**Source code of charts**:
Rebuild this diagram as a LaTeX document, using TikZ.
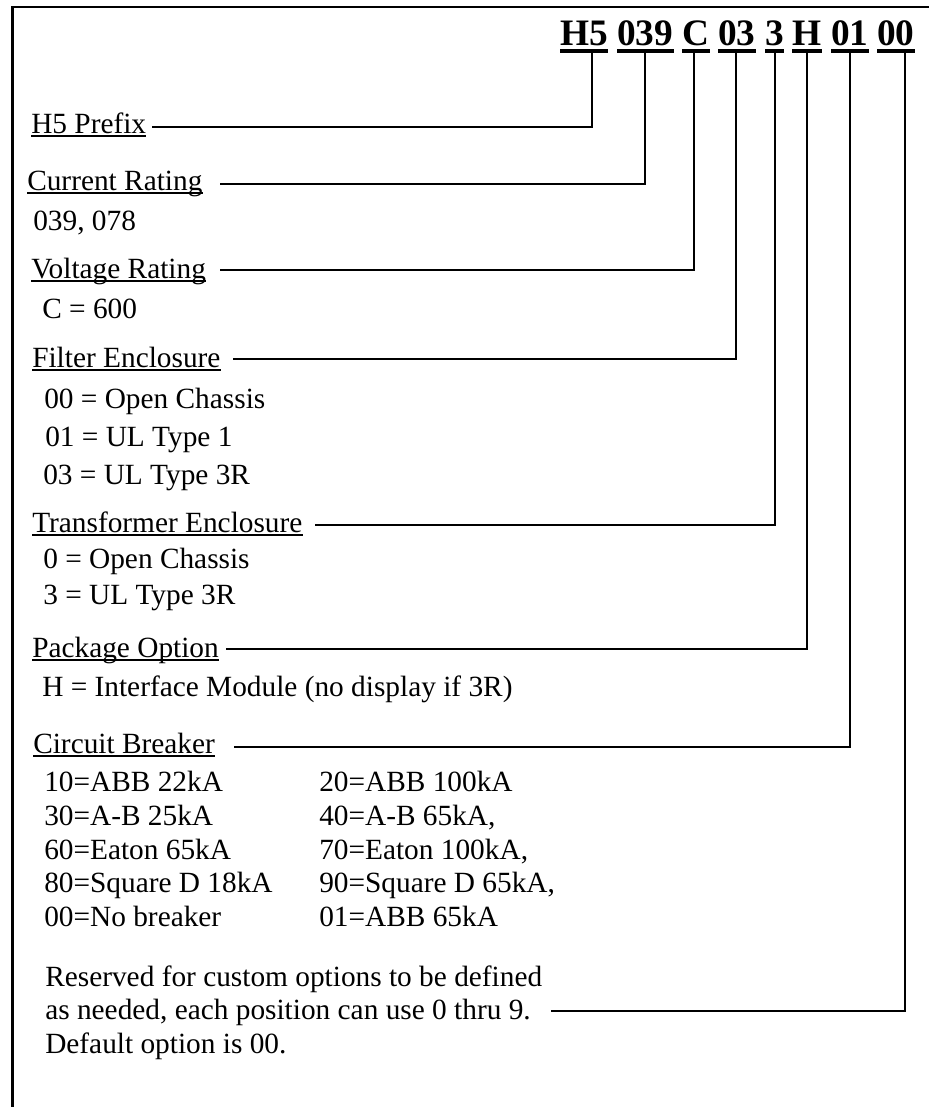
\documentclass[tikz,border=0pt]{standalone}
\usepackage{fontspec}
\setmainfont{Liberation Serif}
\newcommand\bodyfont{\fontsize{22}{27}\selectfont}
\newcommand\codefont{\fontsize{28}{34}\selectfont\bfseries}
\tikzset{
  txt/.style={inner sep=0pt, anchor=base west, font=\bodyfont},
  code/.style={inner sep=0pt, anchor=base west, font=\codefont},
  frameline/.style={line width=2pt},
  conn/.style={line width=1.5pt},
  uline/.style={line width=1.3pt},
  cline/.style={line width=2.5pt},
}
\newcommand\ul[1]{\draw[uline] ([yshift=-2.4pt]#1.base west) -- ([yshift=-2.4pt]#1.base east);}
\newcommand\cul[1]{\draw[cline] ([yshift=-4.5pt]#1.base west) -- ([yshift=-4.5pt]#1.base east);}
\begin{document}
\begin{tikzpicture}[x=0.75pt,y=-0.75pt]
\useasboundingbox (0,0) rectangle (929,1107);
\draw[frameline] (12.5,1107) -- (12.5,7) -- (929,7);

% code groups
\node[code] (gH5) at (560,45) {H5};
\node[code] (g039) at (617,45) {039};
\node[code] (gC) at (682,45) {C};
\node[code] (g03) at (718,45) {03};
\node[code] (g3) at (765,45) {3};
\node[code] (gH) at (792,45) {H};
\node[code] (g01) at (831,45) {01};
\node[code] (g00) at (877,45) {00};
\cul{gH5}\cul{g039}\cul{gC}\cul{g03}\cul{g3}\cul{gH}\cul{g01}\cul{g00}

% labels
\node[txt] (lPrefix) at (31,133) {H5 Prefix};
\node[txt] (lCurrent) at (27,190) {Current Rating};
\node[txt] (vCurrent) at (33,230) {039, 078};
\node[txt] (lVoltage) at (31,278) {Voltage Rating};
\node[txt] (vVoltage) at (42,318) {C = 600};
\node[txt] (lFilter) at (32,367) {Filter Enclosure};
\node[txt] (vFilterA) at (44,408) {00 = Open Chassis};
\node[txt] (vFilterB) at (45,446) {01 = UL Type 1};
\node[txt] (vFilterC) at (43,484) {03 = UL Type 3R};
\node[txt] (lTrans) at (32,532) {Transformer Enclosure};
\node[txt] (vTransA) at (43,568) {0 = Open Chassis};
\node[txt] (vTransB) at (43,604) {3 = UL Type 3R};
\node[txt] (lPackage) at (32,657) {Package Option};
\node[txt] (vPackage) at (42,696) {H = Interface Module (no display if 3R)};
\node[txt] (lBreaker) at (33,753) {Circuit Breaker};
\node[txt] (bA1) at (44,791) {10=ABB 22kA};
\node[txt] (bA2) at (319,791) {20=ABB 100kA};
\node[txt] (bB1) at (44,825) {30=A-B 25kA};
\node[txt] (bB2) at (319,825) {40=A-B 65kA,};
\node[txt] (bC1) at (44,859) {60=Eaton 65kA};
\node[txt] (bC2) at (319,859) {70=Eaton 100kA,};
\node[txt] (bD1) at (44,892) {80=Square D 18kA};
\node[txt] (bD2) at (319,892) {90=Square D 65kA,};
\node[txt] (bE1) at (44,926) {00=No breaker};
\node[txt] (bE2) at (319,926) {01=ABB 65kA};
\node[txt] (rA) at (45,986) {Reserved for custom options to be defined};
\node[txt] (rB) at (45,1019) {as needed, each position can use 0 thru 9.};
\node[txt] (rC) at (45,1053) {Default option is 00.};
\ul{lPrefix}\ul{lCurrent}\ul{lVoltage}\ul{lFilter}\ul{lTrans}\ul{lPackage}\ul{lBreaker}

% connector start points
\coordinate (sPrefix) at (152,127);
\coordinate (sCurrent) at (220,184);
\coordinate (sVoltage) at (220,270);
\coordinate (sFilter) at (233,359);
\coordinate (sTrans) at (315,525);
\coordinate (sPackage) at (226,649);
\coordinate (sBreaker) at (234,747);
\coordinate (sReserved) at (551,1011);

\draw[conn] (sPrefix) -| ([xshift=6pt,yshift=-5.6pt]gH5.south);
\draw[conn] (sCurrent) -| ([yshift=-5.6pt]g039.south);
\draw[conn] (sVoltage) -| ([xshift=-1pt,yshift=-5.6pt]gC.south);
\draw[conn] (sFilter) -| ([xshift=-0.7pt,yshift=-5.6pt]g03.south);
\draw[conn] (sTrans) -| ([yshift=-5.6pt]g3.south);
\draw[conn] (sPackage) -| ([yshift=-5.6pt]gH.south);
\draw[conn] (sBreaker) -| ([yshift=-5.6pt]g01.south);
\draw[conn] (sReserved) -| ([xshift=6.5pt,yshift=-5.6pt]g00.south);
\end{tikzpicture}
\end{document}
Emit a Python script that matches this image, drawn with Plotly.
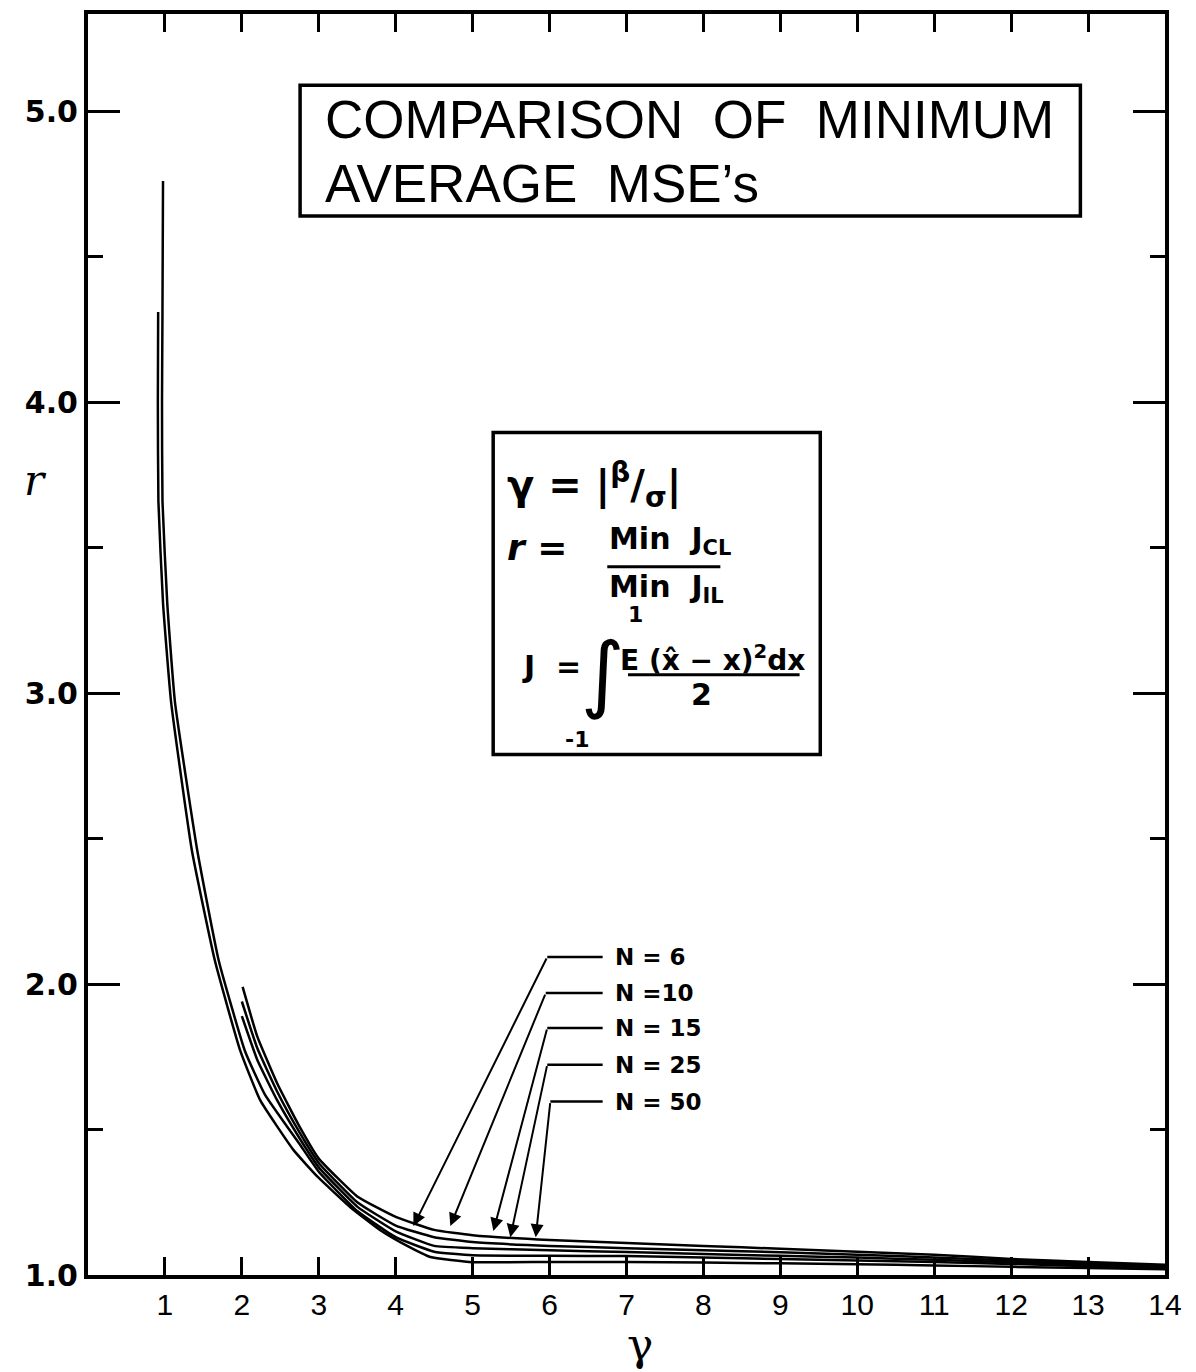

**Task to complete**:
Repeat the material above in full and exactly, apart from the pictures.

**Output for this task**:
Rebuild this diagram as a LaTeX document, using TikZ.
\documentclass[tikz,border=0pt]{standalone}
\usepackage{fontspec}
\setmainfont{Liberation Serif}
\newcommand\bodyfont{\fontsize{22}{27}\selectfont}
\newcommand\codefont{\fontsize{28}{34}\selectfont\bfseries}
\tikzset{
  txt/.style={inner sep=0pt, anchor=base west, font=\bodyfont},
  code/.style={inner sep=0pt, anchor=base west, font=\codefont},
  frameline/.style={line width=2pt},
  conn/.style={line width=1.5pt},
  uline/.style={line width=1.3pt},
  cline/.style={line width=2.5pt},
}
\newcommand\ul[1]{\draw[uline] ([yshift=-2.4pt]#1.base west) -- ([yshift=-2.4pt]#1.base east);}
\newcommand\cul[1]{\draw[cline] ([yshift=-4.5pt]#1.base west) -- ([yshift=-4.5pt]#1.base east);}
\begin{document}
\begin{tikzpicture}[x=0.75pt,y=-0.75pt]
\useasboundingbox (0,0) rectangle (929,1107);
\draw[frameline] (12.5,1107) -- (12.5,7) -- (929,7);

% code groups
\node[code] (gH5) at (560,45) {H5};
\node[code] (g039) at (617,45) {039};
\node[code] (gC) at (682,45) {C};
\node[code] (g03) at (718,45) {03};
\node[code] (g3) at (765,45) {3};
\node[code] (gH) at (792,45) {H};
\node[code] (g01) at (831,45) {01};
\node[code] (g00) at (877,45) {00};
\cul{gH5}\cul{g039}\cul{gC}\cul{g03}\cul{g3}\cul{gH}\cul{g01}\cul{g00}

% labels
\node[txt] (lPrefix) at (31,133) {H5 Prefix};
\node[txt] (lCurrent) at (27,190) {Current Rating};
\node[txt] (vCurrent) at (33,230) {039, 078};
\node[txt] (lVoltage) at (31,278) {Voltage Rating};
\node[txt] (vVoltage) at (42,318) {C = 600};
\node[txt] (lFilter) at (32,367) {Filter Enclosure};
\node[txt] (vFilterA) at (44,408) {00 = Open Chassis};
\node[txt] (vFilterB) at (45,446) {01 = UL Type 1};
\node[txt] (vFilterC) at (43,484) {03 = UL Type 3R};
\node[txt] (lTrans) at (32,532) {Transformer Enclosure};
\node[txt] (vTransA) at (43,568) {0 = Open Chassis};
\node[txt] (vTransB) at (43,604) {3 = UL Type 3R};
\node[txt] (lPackage) at (32,657) {Package Option};
\node[txt] (vPackage) at (42,696) {H = Interface Module (no display if 3R)};
\node[txt] (lBreaker) at (33,753) {Circuit Breaker};
\node[txt] (bA1) at (44,791) {10=ABB 22kA};
\node[txt] (bA2) at (319,791) {20=ABB 100kA};
\node[txt] (bB1) at (44,825) {30=A-B 25kA};
\node[txt] (bB2) at (319,825) {40=A-B 65kA,};
\node[txt] (bC1) at (44,859) {60=Eaton 65kA};
\node[txt] (bC2) at (319,859) {70=Eaton 100kA,};
\node[txt] (bD1) at (44,892) {80=Square D 18kA};
\node[txt] (bD2) at (319,892) {90=Square D 65kA,};
\node[txt] (bE1) at (44,926) {00=No breaker};
\node[txt] (bE2) at (319,926) {01=ABB 65kA};
\node[txt] (rA) at (45,986) {Reserved for custom options to be defined};
\node[txt] (rB) at (45,1019) {as needed, each position can use 0 thru 9.};
\node[txt] (rC) at (45,1053) {Default option is 00.};
\ul{lPrefix}\ul{lCurrent}\ul{lVoltage}\ul{lFilter}\ul{lTrans}\ul{lPackage}\ul{lBreaker}

% connector start points
\coordinate (sPrefix) at (152,127);
\coordinate (sCurrent) at (220,184);
\coordinate (sVoltage) at (220,270);
\coordinate (sFilter) at (233,359);
\coordinate (sTrans) at (315,525);
\coordinate (sPackage) at (226,649);
\coordinate (sBreaker) at (234,747);
\coordinate (sReserved) at (551,1011);

\draw[conn] (sPrefix) -| ([xshift=6pt,yshift=-5.6pt]gH5.south);
\draw[conn] (sCurrent) -| ([yshift=-5.6pt]g039.south);
\draw[conn] (sVoltage) -| ([xshift=-1pt,yshift=-5.6pt]gC.south);
\draw[conn] (sFilter) -| ([xshift=-0.7pt,yshift=-5.6pt]g03.south);
\draw[conn] (sTrans) -| ([yshift=-5.6pt]g3.south);
\draw[conn] (sPackage) -| ([yshift=-5.6pt]gH.south);
\draw[conn] (sBreaker) -| ([yshift=-5.6pt]g01.south);
\draw[conn] (sReserved) -| ([xshift=6.5pt,yshift=-5.6pt]g00.south);
\end{tikzpicture}
\end{document}
Emit a Python script that matches this image, drawn with Plotly.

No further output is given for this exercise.